HR faces game-changing disruptions as work evolves, finds report
Employees who inhabit the office with their ‘virtual presence’ and super-flexible workforces are just two developments that HR will need to manage in 2030, a report from UK Commission for Employment and Skills (UKCES) has said.
The numbers of older workers, aged 70 and 80, and women in the workplace are expected to increase as a result of societal changes, while the divide between people at the top and bottom of the career ladder will widen.
And as technology evolves, the report predicts, ‘smart algorithms’ could take over routine tasks, while mobile access to the internet will mean employees no longer need to physically attend the office to do their jobs, making ‘virtual work’ commonplace.
These predictions are outlined in the ‘The Future of Work’ report, published today by UKCES. Its forecasts are based on an analysis of changes that are already happening, which include increasing globalisation, the UK’s ageing workforce, and the growing use of digital technology in every aspect of life. And these predicted outcomes will have profound implications for how employers and HR will work in 2030.
For example, ‘skills activism’ could become the new front line of employee relations as technological innovations automate professional work, prompting a government-led skills programme to re-train those whose jobs are at risk.

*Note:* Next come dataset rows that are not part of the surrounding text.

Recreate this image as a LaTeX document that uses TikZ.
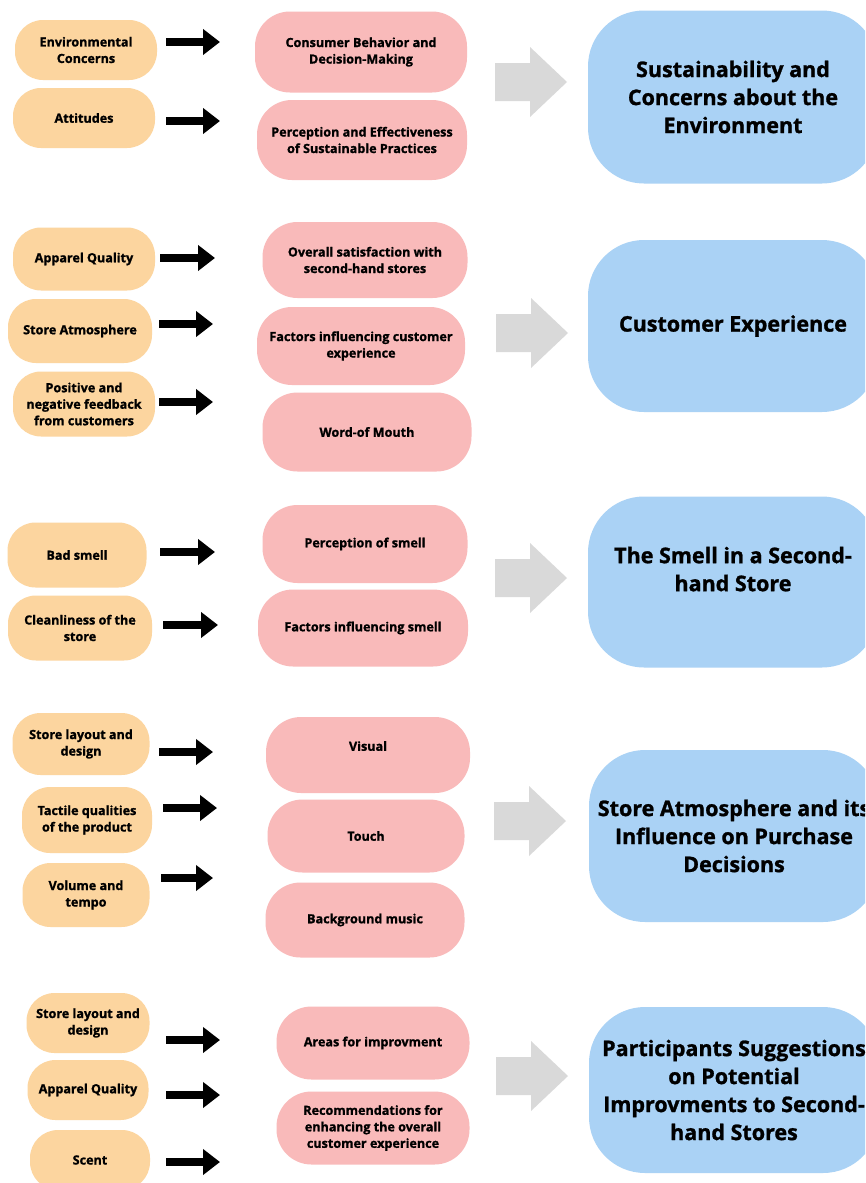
\documentclass[tikz,border=0pt]{standalone}
\usepackage{fontspec}
\setmainfont{Open Sans}[BoldFeatures={FakeBold=1.2}]
\usetikzlibrary{arrows.meta}
\definecolor{orng}{HTML}{FCD59F}
\definecolor{pnk}{HTML}{F9BABA}
\definecolor{blu}{HTML}{AAD2F5}
\definecolor{gry}{HTML}{D9D9D9}
\tikzset{
  obox/.style={fill=orng, rounded corners=28pt, inner sep=0pt, align=center,
    font=\bfseries\fontsize{12.6}{16.5}\selectfont},
  pbox/.style={fill=pnk, rounded corners=35pt, inner sep=0pt, align=center,
    font=\bfseries\fontsize{12.6}{16.5}\selectfont},
  bbox/.style={fill=blu, rounded corners=56pt, inner sep=0pt, align=center,
    minimum width=290pt, font=\bfseries\fontsize{21.5}{28}\selectfont},
  blk/.style={line width=8pt, -{Triangle[length=17pt,width=25pt]}},
  pics/grayarrow/.style={code={
    \fill[gry] (-36,-19) -- (-1,-19) -- (-1,-35) -- (36,0) -- (-1,35) -- (-1,19) -- (-36,19) -- cycle;
  }}
}
\begin{document}
\begin{tikzpicture}[x=1pt,y=-1pt]
\useasboundingbox (0,0) rectangle (865,1183);
\clip (0,0) rectangle (865,1183);
\fill[white] (0,0) rectangle (865,1183);

% ---------- Section 1 ----------
\node[obox, minimum width=142pt, minimum height=60pt] (o11) at (86,50) {Environmental\\Concerns};
\node[obox, minimum width=142pt, minimum height=60pt] (o12) at (84,118) {Attitudes};
\node[pbox, minimum width=212pt, minimum height=81pt] (p11) at (361,52) {Consumer Behavior and\\Decision-Making};
\node[pbox, minimum width=210pt, minimum height=80pt] (p12) at (362,140) {Perception and Effectiveness\\of Sustainable Practices};
\node[bbox, minimum height=173pt] (b1) at (733,97) {Sustainability and\\Concerns about the\\Environment};
\pic at (531,82) {grayarrow};
\coordinate (a11s) at (166,42); \coordinate (a11e) at (220,42);
\coordinate (a12s) at (166,121); \coordinate (a12e) at (220,121);
\draw[blk] (a11s) -- (a11e);
\draw[blk] (a12s) -- (a12e);

% ---------- Section 2 ----------
\node[obox, minimum width=142pt, minimum height=63pt] (o21) at (84,259) {Apparel Quality};
\node[obox, minimum width=144pt, minimum height=64pt] (o22) at (80,331) {Store Atmosphere};
\node[obox, minimum width=142pt, minimum height=65pt] (o23) at (84,404) {Positive and\\negative feedback\\from customers};
\node[pbox, minimum width=205pt, minimum height=76pt] (p21) at (365,260) {Overall satisfaction with\\second-hand stores};
\node[pbox, minimum width=208pt, minimum height=78pt] (p22) at (361,346) {Factors influencing customer\\experience};
\node[pbox, minimum width=209pt, minimum height=79pt] (p23) at (367,432) {Word-of Mouth};
\node[bbox, minimum height=172pt] (b2) at (733,326) {Customer Experience};
\pic at (532,333) {grayarrow};
\coordinate (a21s) at (160,258); \coordinate (a21e) at (215,258);
\coordinate (a22s) at (159,324); \coordinate (a22e) at (213,324);
\coordinate (a23s) at (159,402); \coordinate (a23e) at (213,402);
\draw[blk] (a21s) -- (a21e);
\draw[blk] (a22s) -- (a22e);
\draw[blk] (a23s) -- (a23e);

% ---------- Section 3 ----------
\node[obox, minimum width=139pt, minimum height=65pt] (o31) at (77,555) {Bad smell};
\node[obox, minimum width=144pt, minimum height=65pt] (o32) at (80,628) {Cleanliness of the\\store};
\node[pbox, minimum width=205pt, minimum height=78pt] (p31) at (365,544) {Perception of smell};
\node[pbox, minimum width=210pt, minimum height=77pt] (p32) at (363,628) {Factors influencing smell};
\node[bbox, minimum height=171pt, text depth=26pt] (b3) at (733,582) {The Smell in a Second-\\hand Store};
\pic at (531,578) {grayarrow};
\coordinate (a31s) at (160,552); \coordinate (a31e) at (215,552);
\coordinate (a32s) at (163,625); \coordinate (a32e) at (218,625);
\draw[blk] (a31s) -- (a31e);
\draw[blk] (a32s) -- (a32e);

% ---------- Section 4 ----------
\node[obox, minimum width=137pt, minimum height=62pt] (o41) at (81,744) {Store layout and\\design};
\node[obox, minimum width=130pt, minimum height=66pt] (o42) at (87,820) {Tactile qualities\\of the product};
\node[obox, minimum width=127pt, minimum height=64pt] (o43) at (86,895) {Volume and\\tempo};
\node[pbox, minimum width=204pt, minimum height=76pt, text depth=18pt] (p41) at (368,755) {Visual};
\node[pbox, minimum width=197pt, minimum height=73pt] (p42) at (366,836) {Touch};
\node[pbox, minimum width=199pt, minimum height=75pt] (p43) at (365,920) {Background music};
\node[bbox, minimum height=172pt] (b4) at (734,836) {Store Atmosphere and its\\Influence on Purchase\\Decisions};
\pic at (530,821) {grayarrow};
\coordinate (a41s) at (159,752); \coordinate (a41e) at (213,752);
\coordinate (a42s) at (163,808); \coordinate (a42e) at (217,808);
\coordinate (a43s) at (161,878); \coordinate (a43e) at (213,878);
\draw[blk] (a41s) -- (a41e);
\draw[blk] (a42s) -- (a42e);
\draw[blk] (a43s) -- (a43e);

% ---------- Section 5 ----------
\node[obox, minimum width=123pt, minimum height=60pt] (o51) at (88,1023) {Store layout and\\design};
\node[obox, minimum width=121pt, minimum height=60pt] (o52) at (88,1090) {Apparel Quality};
\node[obox, minimum width=120pt, minimum height=60pt] (o53) at (90,1160) {Scent};
\node[pbox, minimum width=193pt, minimum height=73pt] (p51) at (373,1043) {Areas for improvment};
\node[pbox, minimum width=193pt, minimum height=73pt] (p52) at (373,1128) {Recommendations for\\enhancing the overall\\customer experience};
\node[bbox, minimum height=166pt] (b5) at (734,1090) {Participants Suggestions\\on Potential\\Improvments to Second-\\hand Stores};
\pic at (532,1076) {grayarrow};
\coordinate (a51s) at (166,1040); \coordinate (a51e) at (220,1040);
\coordinate (a52s) at (166,1095); \coordinate (a52e) at (220,1095);
\coordinate (a53s) at (166,1162); \coordinate (a53e) at (220,1162);
\draw[blk] (a51s) -- (a51e);
\draw[blk] (a52s) -- (a52e);
\draw[blk] (a53s) -- (a53e);
\end{tikzpicture}
\end{document}
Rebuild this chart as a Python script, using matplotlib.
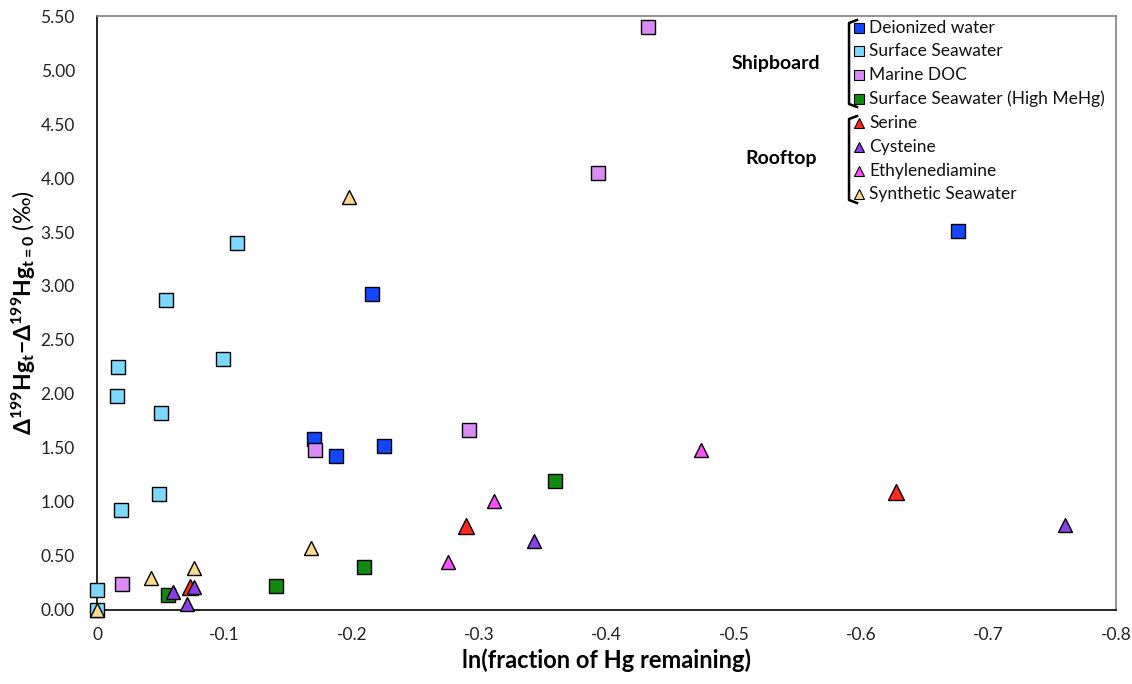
import matplotlib
matplotlib.use("Agg")
import matplotlib.pyplot as plt

plt.rcParams['font.family'] = ['Lato', 'DejaVu Sans']
plt.rcParams['mathtext.fontset'] = 'custom'
plt.rcParams['mathtext.rm'] = 'Lato'
plt.rcParams['mathtext.bf'] = 'Lato:bold'
plt.rcParams['mathtext.it'] = 'Lato:italic'

# ln(fraction of Hg remaining) and Δ199Hg change, per experiment series
deionized_x = [-0.676, -0.216, -0.170, -0.188, -0.225]
deionized_y = [3.51, 2.93, 1.58, 1.43, 1.52]

surface_x = [0.0, 0.0, -0.0165, -0.0157, -0.0188, -0.0487, -0.050, -0.054, -0.099, -0.110]
surface_y = [0.185, 0.0, 2.25, 1.98, 0.93, 1.07, 1.82, 2.87, 2.32, 3.40]

doc_x = [-0.4326, -0.393, -0.292, -0.171, -0.020]
doc_y = [5.40, 4.05, 1.67, 1.48, 0.24]

mehg_x = [-0.0557, -0.1405, -0.2096, -0.3596]
mehg_y = [0.14, 0.22, 0.40, 1.19]

serine_x = [-0.073, -0.2897, -0.627]
serine_y = [0.21, 0.78, 1.09]

cysteine_x = [-0.060, -0.071, -0.076, -0.343, -0.760]
cysteine_y = [0.17, 0.055, 0.21, 0.64, 0.79]

ethylene_x = [-0.2755, -0.3117, -0.474]
ethylene_y = [0.44, 1.01, 1.48]

synthetic_x = [0.0, -0.042, -0.076, -0.168, -0.198]
synthetic_y = [0.0, 0.30, 0.39, 0.57, 3.82]

series = [
    ("Deionized water", deionized_x, deionized_y, 's', '#1446FF', 9.5),
    ("Surface Seawater", surface_x, surface_y, 's', '#7DD8FF', 9.5),
    ("Marine DOC", doc_x, doc_y, 's', '#D98CF5', 9.5),
    ("Surface Seawater (High MeHg)", mehg_x, mehg_y, 's', '#128A12', 9.5),
    ("Serine", serine_x, serine_y, '^', '#FF2A1E', 12),
    ("Cysteine", cysteine_x, cysteine_y, '^', '#8A3FE8', 10.5),
    ("Ethylenediamine", ethylene_x, ethylene_y, '^', '#FF50FF', 10.5),
    ("Synthetic Seawater", synthetic_x, synthetic_y, '^', '#FADA8C', 10.5),
]

fig = plt.figure(figsize=(11.32, 6.84), dpi=100)
ax = fig.add_axes([0.0857, 0.1082, 0.9002, 0.8684])

for i, (name, xs, ys, mk, col, ms) in enumerate(series):
    ax.plot(xs, ys, linestyle='none', marker=mk, markersize=ms,
            markerfacecolor=col, markeredgecolor='black',
            markeredgewidth=1.0, zorder=3 + i, clip_on=False)

ax.set_xlim(0, -0.8)
ax.set_ylim(0, 5.5)
xt = [0, -0.1, -0.2, -0.3, -0.4, -0.5, -0.6, -0.7, -0.8]
ax.set_xticks(xt)
ax.set_xticklabels(['0', '-0.1', '-0.2', '-0.3', '-0.4', '-0.5', '-0.6', '-0.7', '-0.8'],
                   fontsize=12.5)
yt = [0.5 * k for k in range(12)]
ax.set_yticks(yt)
ax.set_yticklabels([f"{v:.2f}" for v in yt], fontsize=12.5)
ax.tick_params(axis='both', length=0, colors='#222222')
ax.xaxis.set_tick_params(pad=12)
ax.yaxis.set_tick_params(pad=16)

for s in ['left', 'bottom']:
    ax.spines[s].set_color('black')
    ax.spines[s].set_linewidth(1.2)
for s in ['top', 'right']:
    ax.spines[s].set_color('#7f7f7f')
    ax.spines[s].set_linewidth(1.2)

ax.set_xlabel('ln(fraction of Hg remaining)', fontsize=17, fontweight='bold',
              labelpad=4)
ax.set_ylabel(r'$\mathbf{\Delta^{199}Hg_{t}}$' + r'$\mathbf{-}$' +
              r'$\mathbf{\Delta^{199}Hg_{t=0}}$' + ' (‰)', fontsize=16.5, labelpad=2)

# legend block with group brackets
def fx(px):
    return (px - 97) / 1019.0

def fy(py):
    return (610 - py) / 594.0

entry_py = [28, 51, 75, 99, 123, 147, 171, 194]
for (name, xs, ys, mk, col, ms), py in zip(series, entry_py):
    ax.plot([fx(859)], [fy(py)], transform=ax.transAxes, marker=mk,
            markersize=6.5 if mk == 's' else 7, markerfacecolor=col,
            markeredgecolor='black', markeredgewidth=0.8, linestyle='none',
            clip_on=False, zorder=20)
    ax.text(fx(869), fy(py), name, transform=ax.transAxes, fontsize=12.5,
            va='center', ha='left', color='#111111', zorder=20)

for top, bot in [(20, 107), (116, 203)]:
    ax.plot([fx(857), fx(849), fx(849), fx(857)],
            [fy(top), fy(top + 3), fy(bot - 3), fy(bot)],
            transform=ax.transAxes, color='black', lw=1.8, clip_on=False,
            solid_joinstyle='round', zorder=20)

ax.text(fx(776), fy(63), 'Shipboard', transform=ax.transAxes, fontsize=14,
        fontweight='bold', ha='center', va='center', zorder=20)
ax.text(fx(781), fy(158), 'Rooftop', transform=ax.transAxes, fontsize=14,
        fontweight='bold', ha='center', va='center', zorder=20)

fig.savefig('out.png', dpi=100)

Employers are expected to require more flexibility from their workforce as they seek greater business agility. UKCES predicts this will mean a decrease in the size of core workforces, moving to a reliance on networks of project-based workers.
The increasing skills gap between people at the top of the career ladder and those at the bottom will mean highly skilled, highly paid professionals will have the clout to demand better work life balance. But the flip side of this will be that employees further down the food chain will face mounting job insecurity.
And multi-generational working, or ‘4G’ (four-generation) workplaces, is likely to become common as people delay retirement. “It will be the first time in human history that this has happened,” said Toby Peyton-Jones, director of HR for Siemens in the UK and North-West Europe, and a commissioner at UKCES. “Will we see inter-generational stress and culture clashes or will this prove to be a positive tension that is part of a wider diversity trend that will drive innovation?”
He said: “Some things are unstoppable forces – the rise of technology, for example. Other influences are subtle and fragile, yet potentially even more significant. I’d count things like the attitudes and culture of people born in the digital generation amongst these.”
Commenting on the rise of flexible working in the future, Ben Willmott, head of public policy at the CIPD, said: "Many more businesses will need to embrace flexible working to meet increasing demand from different parts of a multigenerational workforce. Younger people will likely demand a greater work-life balance, and greater flexibility will be expected by both mums and dads and as well as the growing number of workers who will also be looking after ageing parents or relatives. At the same time, older workers will need and demand more flexible routes into retirement, looking to downshift and work fewer hours rather than simply seeing retirement as a full stop to their working lives.”
The CIPD’s research on flexible working found that it is still mainly restricted to part-time working or flexi-time, although managers do have a greater ability to work remotely. It showed that job shares, term time working, mobile or remote working are still the exception for most employees.